# Firing Squad Smoke



## Lamar (Dec 12, 1997)

You are standing in front of the firing squad and you are given the opportunity to have one last smoke. What would that final smoke be?


----------



## Fredster (Jan 26, 2004)

The longest cigar made!  Seriously though, probably a 1492. Best cigar I've ever smoked.


----------



## voidone (Apr 22, 2004)

would probably be the first "good" cigar I can remember smoking. (I think it was my 2nd 3rd ever).

A Cohiba Esplendido which would have to had at least 3years of quiet rest.. yummm


----------



## Fredster (Jan 26, 2004)

voidone said:


> would probably be the first "good" cigar I can remember smoking. (I think it was my 2nd 3rd ever).
> 
> A Cohiba Esplendido which would have to had at least 3years of quiet rest.. yummm


Love those Esplendidos with age.


----------



## DaveC (Sep 4, 2003)

bolivar gold medal, at least then i get to have one before i die :r


----------



## IHT (Dec 27, 2003)

something long and well aged.

98 trini fundadore maybe. my first and last... just like this life.


----------



## SeanGAR (Jul 9, 2004)

Something very hard to find......


----------



## Lost Sailor (May 2, 2003)

La Escpecion Gran Gener or a Partagas Fabulosos
Boli GM wouldn't be a bad second.  
:w


----------



## OpusEx (Oct 31, 2003)

Kinda torn on this one, first thought is to have the very best and largest cigar, but then I think, maybe I wouldn't be able to enjoy it staring at all those guns ready to kill me? So, I think something that would be great, but shorter lived (as I would also be upon finishing it, lol) Maybe an old Punch margarita, ERDM demi or panatela larga, atado?


----------



## DonJefe (Dec 1, 2003)

Would have to be another of the custom rolled Laguito's from the early 80's that I smoked this past weekend at LOLH. Actually saw a Boli GM there too!


----------



## IHT (Dec 27, 2003)

i just had a thought...

what if i could smoke a dozen sticks of dynamite tied together? might as well take them out at the same time, right?


----------



## coppertop (Dec 29, 2003)

IHT said:


> i just had a thought...
> 
> what if i could smoke a dozen sticks of dynamite tied together? might as well take them out at the same time, right?


Only you would think of that Greg.........

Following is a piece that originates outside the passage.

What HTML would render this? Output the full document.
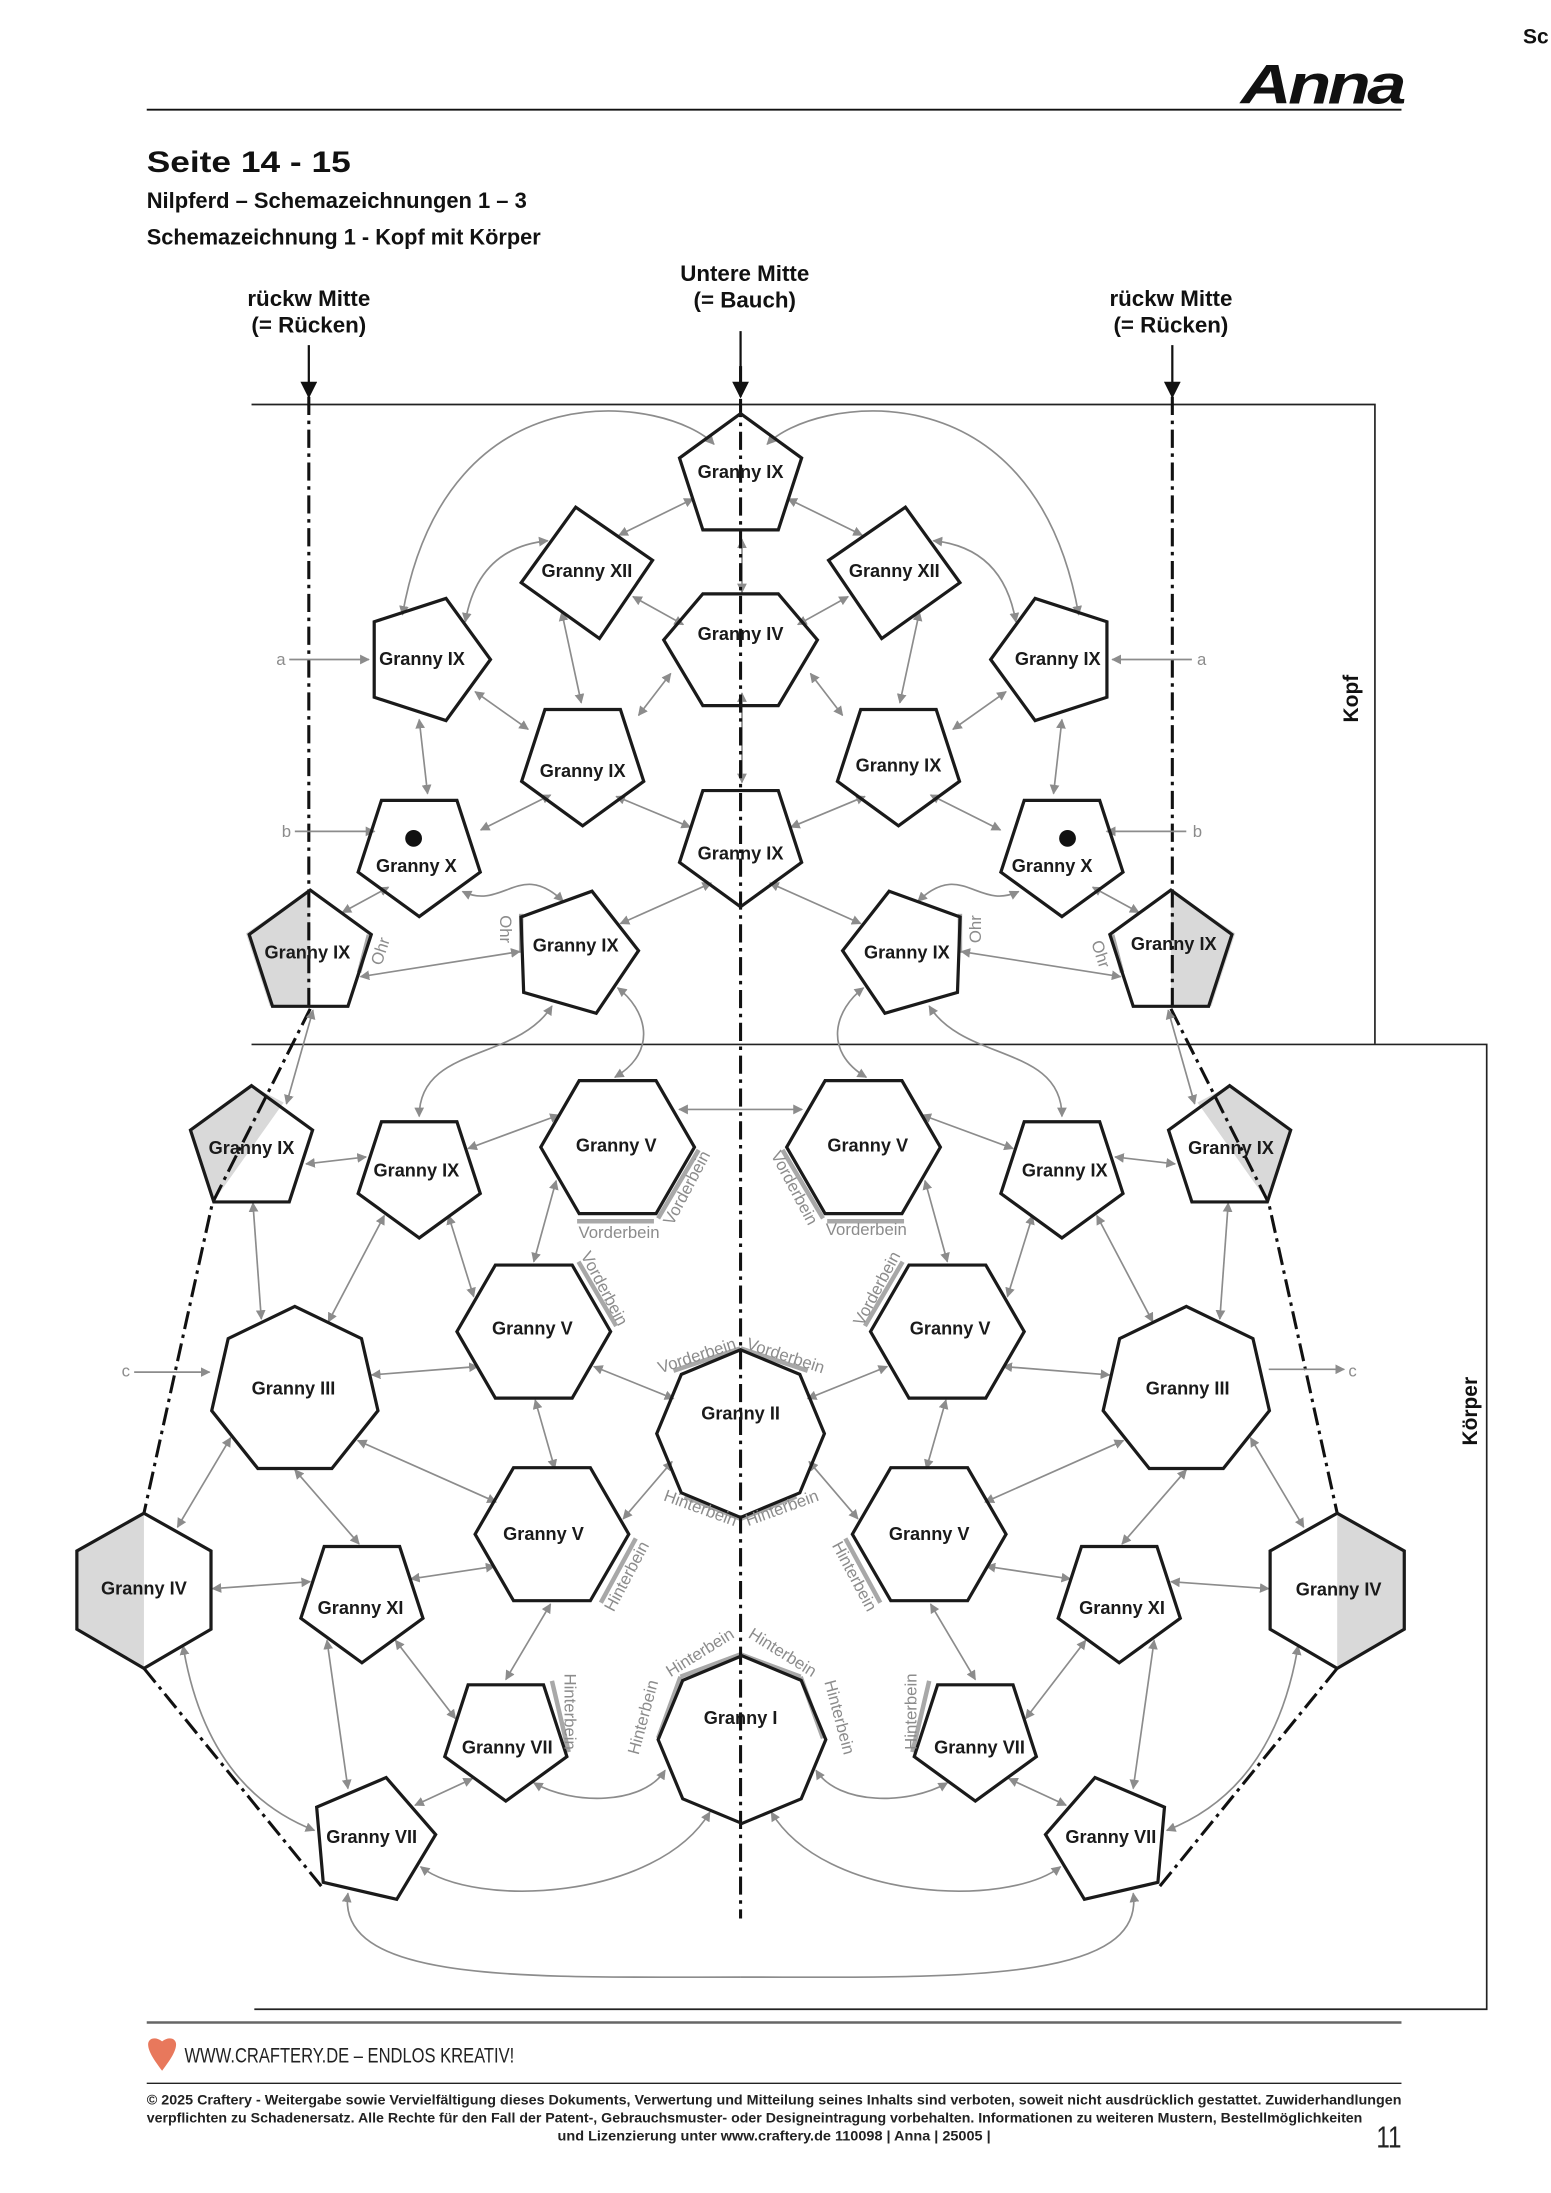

As for the cigar, I'm clueless. There are so many choices......but I would say a pre embargo H Upmann Petit Upmann   If they were good enough for Kennedy, why not.


----------



## IHT (Dec 27, 2003)

coppertop said:


> but I would say a pre embargo H Upmann Petit Upmann   If they were good enough for Kennedy, why not.


{sick ass sarcasm}
exactly.... he was shot too. what's good for the goose, right?
{/sick ass sarcasm}


----------



## Brandon (Dec 11, 1997)

Dunhill Havana Club laced with crack and heroin.


----------



## okie2 (Mar 16, 2003)

Brandon said:


> Dunhill Havana Club laced with crack and heroin.


Styling and flying with that combo! Hell, they would need an anti-aircraft gun to shoot you. 
:r


----------



## Bman (Jun 10, 2003)

How about Cohiba Gran Habano A... I'd really like one with about 10 years age on it...I hope the Firing Squad could wait that long


----------



## okie2 (Mar 16, 2003)

How about a PSD No.4 with the fire-proof wrapper?

Or one of these....


----------



## FrankB (Aug 1, 2003)

Puros Indian Chief, not my favorite, but it's 5-6 hr smoke time would give Mcgyver time to rescue my ass. Frank B


----------



## Da Klugs (Jan 8, 2005)

A Monstro blunted with a poison dart shooter.


----------



## Sickboy (Jan 8, 2005)

I would smoke some garbage like a dried out Dutch Masters. That way the pulling of the triggers would be a blessing.


----------



## Nely (Nov 11, 2004)

How about a Galaga? By the time you're done with it the firing squad will not be needed!


----------



## Heartpumper (Jul 31, 2004)

A monster joint. I'd still end up dead, but wouldn't care. :w


----------